• **Task to carry out**
Copy only what lies from the line containing "Recreate this image as a component" through the line containing "const fit = fitX.map((x, i)" in the entries below, keeping both end lines exact and dropping every picture.

Source code of charts
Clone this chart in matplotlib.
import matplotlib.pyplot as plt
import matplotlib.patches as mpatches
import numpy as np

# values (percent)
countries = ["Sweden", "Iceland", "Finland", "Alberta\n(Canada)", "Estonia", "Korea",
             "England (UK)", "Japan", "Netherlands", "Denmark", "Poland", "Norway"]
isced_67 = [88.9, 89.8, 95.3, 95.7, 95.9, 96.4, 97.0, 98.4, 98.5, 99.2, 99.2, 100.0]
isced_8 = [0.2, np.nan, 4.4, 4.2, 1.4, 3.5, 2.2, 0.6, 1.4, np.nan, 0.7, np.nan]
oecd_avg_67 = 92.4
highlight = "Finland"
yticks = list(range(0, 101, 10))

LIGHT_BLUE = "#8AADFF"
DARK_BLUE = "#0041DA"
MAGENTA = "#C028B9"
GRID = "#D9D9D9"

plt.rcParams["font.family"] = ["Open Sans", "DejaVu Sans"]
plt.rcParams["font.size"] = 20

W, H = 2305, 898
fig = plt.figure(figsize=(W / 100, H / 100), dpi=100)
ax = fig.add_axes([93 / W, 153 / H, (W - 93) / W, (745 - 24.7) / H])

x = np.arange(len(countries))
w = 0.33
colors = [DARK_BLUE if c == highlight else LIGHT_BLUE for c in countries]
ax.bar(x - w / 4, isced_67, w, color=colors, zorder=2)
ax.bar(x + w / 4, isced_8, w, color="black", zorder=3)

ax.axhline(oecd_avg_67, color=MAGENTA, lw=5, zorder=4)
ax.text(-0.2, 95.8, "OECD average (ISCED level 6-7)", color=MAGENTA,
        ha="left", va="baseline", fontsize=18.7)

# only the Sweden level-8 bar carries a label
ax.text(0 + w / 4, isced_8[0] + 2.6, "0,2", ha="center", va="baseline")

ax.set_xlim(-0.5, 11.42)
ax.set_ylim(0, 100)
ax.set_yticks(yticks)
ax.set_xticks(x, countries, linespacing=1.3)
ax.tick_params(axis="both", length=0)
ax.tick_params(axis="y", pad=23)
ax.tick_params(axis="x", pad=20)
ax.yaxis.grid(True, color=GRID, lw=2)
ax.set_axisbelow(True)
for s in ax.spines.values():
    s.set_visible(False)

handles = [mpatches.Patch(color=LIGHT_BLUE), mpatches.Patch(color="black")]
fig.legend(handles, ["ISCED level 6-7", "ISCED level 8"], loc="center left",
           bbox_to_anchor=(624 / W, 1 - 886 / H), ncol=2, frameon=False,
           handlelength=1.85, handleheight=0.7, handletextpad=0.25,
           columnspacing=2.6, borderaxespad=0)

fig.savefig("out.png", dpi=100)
---
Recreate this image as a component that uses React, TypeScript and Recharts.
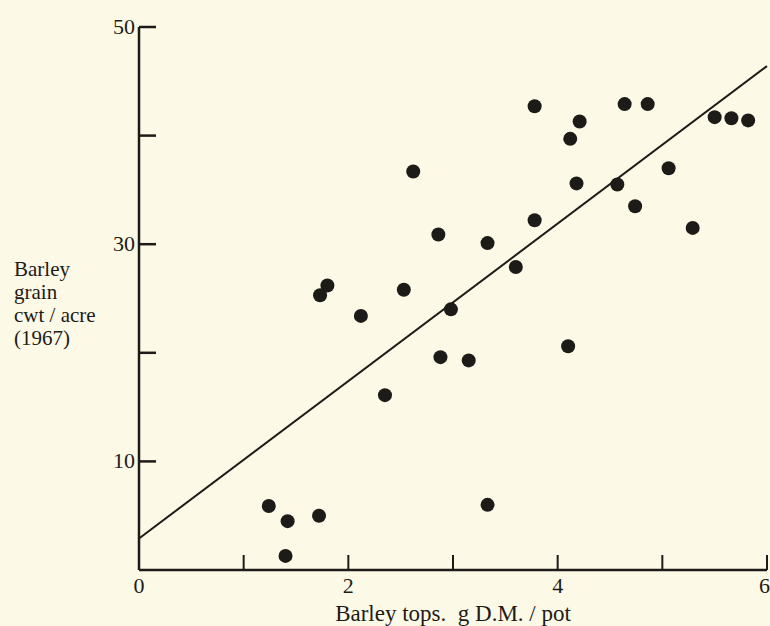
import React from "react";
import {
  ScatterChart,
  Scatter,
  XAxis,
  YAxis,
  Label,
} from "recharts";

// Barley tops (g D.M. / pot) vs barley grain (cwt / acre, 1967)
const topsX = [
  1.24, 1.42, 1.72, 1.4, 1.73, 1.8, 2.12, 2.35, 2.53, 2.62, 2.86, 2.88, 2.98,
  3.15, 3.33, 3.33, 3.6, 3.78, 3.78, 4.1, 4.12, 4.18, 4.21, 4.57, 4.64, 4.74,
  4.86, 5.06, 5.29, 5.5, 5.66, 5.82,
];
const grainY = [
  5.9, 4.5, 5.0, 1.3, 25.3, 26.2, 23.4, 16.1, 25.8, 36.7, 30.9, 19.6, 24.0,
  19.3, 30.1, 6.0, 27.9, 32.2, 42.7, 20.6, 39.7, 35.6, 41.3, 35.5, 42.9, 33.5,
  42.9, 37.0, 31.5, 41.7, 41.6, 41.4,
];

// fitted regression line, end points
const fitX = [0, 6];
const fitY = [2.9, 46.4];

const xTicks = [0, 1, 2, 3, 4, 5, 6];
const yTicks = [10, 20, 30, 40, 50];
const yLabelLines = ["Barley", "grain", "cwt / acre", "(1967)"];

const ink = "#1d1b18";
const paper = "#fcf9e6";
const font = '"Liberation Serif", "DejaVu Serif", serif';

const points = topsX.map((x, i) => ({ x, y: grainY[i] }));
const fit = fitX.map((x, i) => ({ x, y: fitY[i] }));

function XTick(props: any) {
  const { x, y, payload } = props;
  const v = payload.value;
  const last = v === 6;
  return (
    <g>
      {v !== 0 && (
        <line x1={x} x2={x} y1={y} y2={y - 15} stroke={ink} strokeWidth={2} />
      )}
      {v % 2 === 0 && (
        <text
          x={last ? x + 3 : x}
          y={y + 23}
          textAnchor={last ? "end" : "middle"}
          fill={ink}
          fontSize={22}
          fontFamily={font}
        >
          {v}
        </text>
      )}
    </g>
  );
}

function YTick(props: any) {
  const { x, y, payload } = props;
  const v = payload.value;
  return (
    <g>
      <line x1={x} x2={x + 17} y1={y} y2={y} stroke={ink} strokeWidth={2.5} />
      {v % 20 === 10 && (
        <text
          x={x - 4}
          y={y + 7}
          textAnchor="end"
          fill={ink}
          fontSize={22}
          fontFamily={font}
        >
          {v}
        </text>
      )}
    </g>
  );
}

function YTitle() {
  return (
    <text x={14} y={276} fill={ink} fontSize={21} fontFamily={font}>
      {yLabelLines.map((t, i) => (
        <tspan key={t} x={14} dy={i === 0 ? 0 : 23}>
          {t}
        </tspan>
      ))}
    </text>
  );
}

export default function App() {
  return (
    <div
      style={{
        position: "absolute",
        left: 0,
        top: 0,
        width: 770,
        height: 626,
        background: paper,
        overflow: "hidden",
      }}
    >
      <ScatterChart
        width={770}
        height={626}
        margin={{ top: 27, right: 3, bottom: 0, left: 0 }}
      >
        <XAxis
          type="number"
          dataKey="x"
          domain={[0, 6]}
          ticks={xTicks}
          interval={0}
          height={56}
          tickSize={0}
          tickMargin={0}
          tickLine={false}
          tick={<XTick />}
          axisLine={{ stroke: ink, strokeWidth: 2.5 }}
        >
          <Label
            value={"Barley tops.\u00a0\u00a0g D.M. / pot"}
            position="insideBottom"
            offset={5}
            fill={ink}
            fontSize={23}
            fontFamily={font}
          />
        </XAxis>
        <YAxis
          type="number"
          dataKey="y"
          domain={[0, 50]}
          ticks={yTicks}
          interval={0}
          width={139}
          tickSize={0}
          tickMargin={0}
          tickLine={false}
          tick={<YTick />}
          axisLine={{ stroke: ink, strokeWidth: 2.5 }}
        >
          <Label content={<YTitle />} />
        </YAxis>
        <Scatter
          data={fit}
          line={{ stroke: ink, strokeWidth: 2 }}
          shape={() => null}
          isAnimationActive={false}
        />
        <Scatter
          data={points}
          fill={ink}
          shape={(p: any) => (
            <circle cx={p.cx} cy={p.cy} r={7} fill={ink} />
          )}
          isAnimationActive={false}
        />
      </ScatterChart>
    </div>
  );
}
--
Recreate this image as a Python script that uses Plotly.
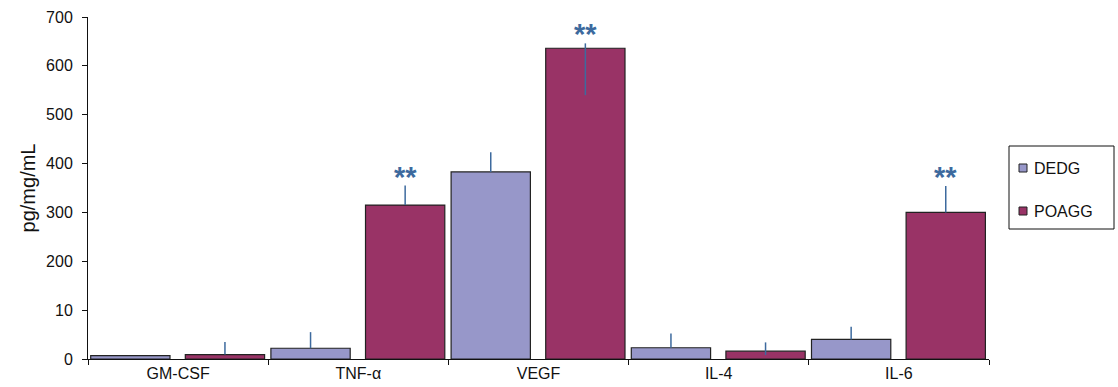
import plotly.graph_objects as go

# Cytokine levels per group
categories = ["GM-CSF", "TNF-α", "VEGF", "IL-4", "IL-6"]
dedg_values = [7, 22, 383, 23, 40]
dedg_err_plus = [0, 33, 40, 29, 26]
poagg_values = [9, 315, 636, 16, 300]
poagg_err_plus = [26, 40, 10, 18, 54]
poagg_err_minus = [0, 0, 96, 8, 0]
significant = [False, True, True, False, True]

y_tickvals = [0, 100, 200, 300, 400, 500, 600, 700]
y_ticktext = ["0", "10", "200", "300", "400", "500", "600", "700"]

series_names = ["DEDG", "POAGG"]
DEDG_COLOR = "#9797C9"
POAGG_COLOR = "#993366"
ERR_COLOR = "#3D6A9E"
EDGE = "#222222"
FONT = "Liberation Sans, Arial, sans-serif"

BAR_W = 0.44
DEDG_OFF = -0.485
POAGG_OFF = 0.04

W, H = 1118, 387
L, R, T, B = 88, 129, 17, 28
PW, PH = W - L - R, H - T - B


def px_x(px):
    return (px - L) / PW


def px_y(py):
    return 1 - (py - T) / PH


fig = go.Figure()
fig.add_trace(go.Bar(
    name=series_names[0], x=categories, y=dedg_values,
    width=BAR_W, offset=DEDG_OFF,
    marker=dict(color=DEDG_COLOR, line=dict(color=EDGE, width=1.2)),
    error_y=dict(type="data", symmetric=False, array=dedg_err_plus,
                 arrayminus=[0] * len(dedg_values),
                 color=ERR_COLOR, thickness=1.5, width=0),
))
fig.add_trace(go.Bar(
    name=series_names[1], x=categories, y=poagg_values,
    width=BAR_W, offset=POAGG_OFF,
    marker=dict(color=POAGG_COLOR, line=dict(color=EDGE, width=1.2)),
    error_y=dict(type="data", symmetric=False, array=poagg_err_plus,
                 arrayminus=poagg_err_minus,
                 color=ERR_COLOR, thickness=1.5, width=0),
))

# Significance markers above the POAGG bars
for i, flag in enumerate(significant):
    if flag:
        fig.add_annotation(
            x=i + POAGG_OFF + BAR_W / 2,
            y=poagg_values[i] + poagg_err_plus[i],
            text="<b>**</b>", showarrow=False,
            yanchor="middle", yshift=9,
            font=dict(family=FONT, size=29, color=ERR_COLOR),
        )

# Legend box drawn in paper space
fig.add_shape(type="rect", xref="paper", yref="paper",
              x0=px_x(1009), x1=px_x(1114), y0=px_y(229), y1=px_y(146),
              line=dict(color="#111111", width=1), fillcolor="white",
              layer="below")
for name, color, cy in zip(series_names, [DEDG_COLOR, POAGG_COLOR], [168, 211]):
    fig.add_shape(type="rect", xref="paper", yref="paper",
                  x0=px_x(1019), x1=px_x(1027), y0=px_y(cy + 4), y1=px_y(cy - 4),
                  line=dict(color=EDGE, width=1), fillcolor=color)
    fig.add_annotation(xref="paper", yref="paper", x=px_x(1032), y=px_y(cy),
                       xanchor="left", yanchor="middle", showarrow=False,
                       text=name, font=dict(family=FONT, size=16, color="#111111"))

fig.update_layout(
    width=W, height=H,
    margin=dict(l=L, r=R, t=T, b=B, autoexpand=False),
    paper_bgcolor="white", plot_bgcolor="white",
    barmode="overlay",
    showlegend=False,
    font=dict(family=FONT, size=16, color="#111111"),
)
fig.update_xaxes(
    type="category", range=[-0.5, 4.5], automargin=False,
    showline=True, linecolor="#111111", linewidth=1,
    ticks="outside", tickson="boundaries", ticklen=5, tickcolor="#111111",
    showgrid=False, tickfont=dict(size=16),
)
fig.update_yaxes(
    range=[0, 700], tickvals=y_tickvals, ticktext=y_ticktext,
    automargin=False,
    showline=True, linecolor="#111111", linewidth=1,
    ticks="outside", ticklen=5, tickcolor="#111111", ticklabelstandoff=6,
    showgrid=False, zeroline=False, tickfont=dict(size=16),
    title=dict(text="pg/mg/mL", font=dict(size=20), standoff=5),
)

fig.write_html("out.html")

• **Task result**
Recreate this image as a component that uses React, TypeScript and Recharts.
import React from "react";
import {
  ScatterChart,
  Scatter,
  XAxis,
  YAxis,
  Label,
} from "recharts";

// Barley tops (g D.M. / pot) vs barley grain (cwt / acre, 1967)
const topsX = [
  1.24, 1.42, 1.72, 1.4, 1.73, 1.8, 2.12, 2.35, 2.53, 2.62, 2.86, 2.88, 2.98,
  3.15, 3.33, 3.33, 3.6, 3.78, 3.78, 4.1, 4.12, 4.18, 4.21, 4.57, 4.64, 4.74,
  4.86, 5.06, 5.29, 5.5, 5.66, 5.82,
];
const grainY = [
  5.9, 4.5, 5.0, 1.3, 25.3, 26.2, 23.4, 16.1, 25.8, 36.7, 30.9, 19.6, 24.0,
  19.3, 30.1, 6.0, 27.9, 32.2, 42.7, 20.6, 39.7, 35.6, 41.3, 35.5, 42.9, 33.5,
  42.9, 37.0, 31.5, 41.7, 41.6, 41.4,
];

// fitted regression line, end points
const fitX = [0, 6];
const fitY = [2.9, 46.4];

const xTicks = [0, 1, 2, 3, 4, 5, 6];
const yTicks = [10, 20, 30, 40, 50];
const yLabelLines = ["Barley", "grain", "cwt / acre", "(1967)"];

const ink = "#1d1b18";
const paper = "#fcf9e6";
const font = '"Liberation Serif", "DejaVu Serif", serif';

const points = topsX.map((x, i) => ({ x, y: grainY[i] }));
const fit = fitX.map((x, i) => ({ x, y: fitY[i] }));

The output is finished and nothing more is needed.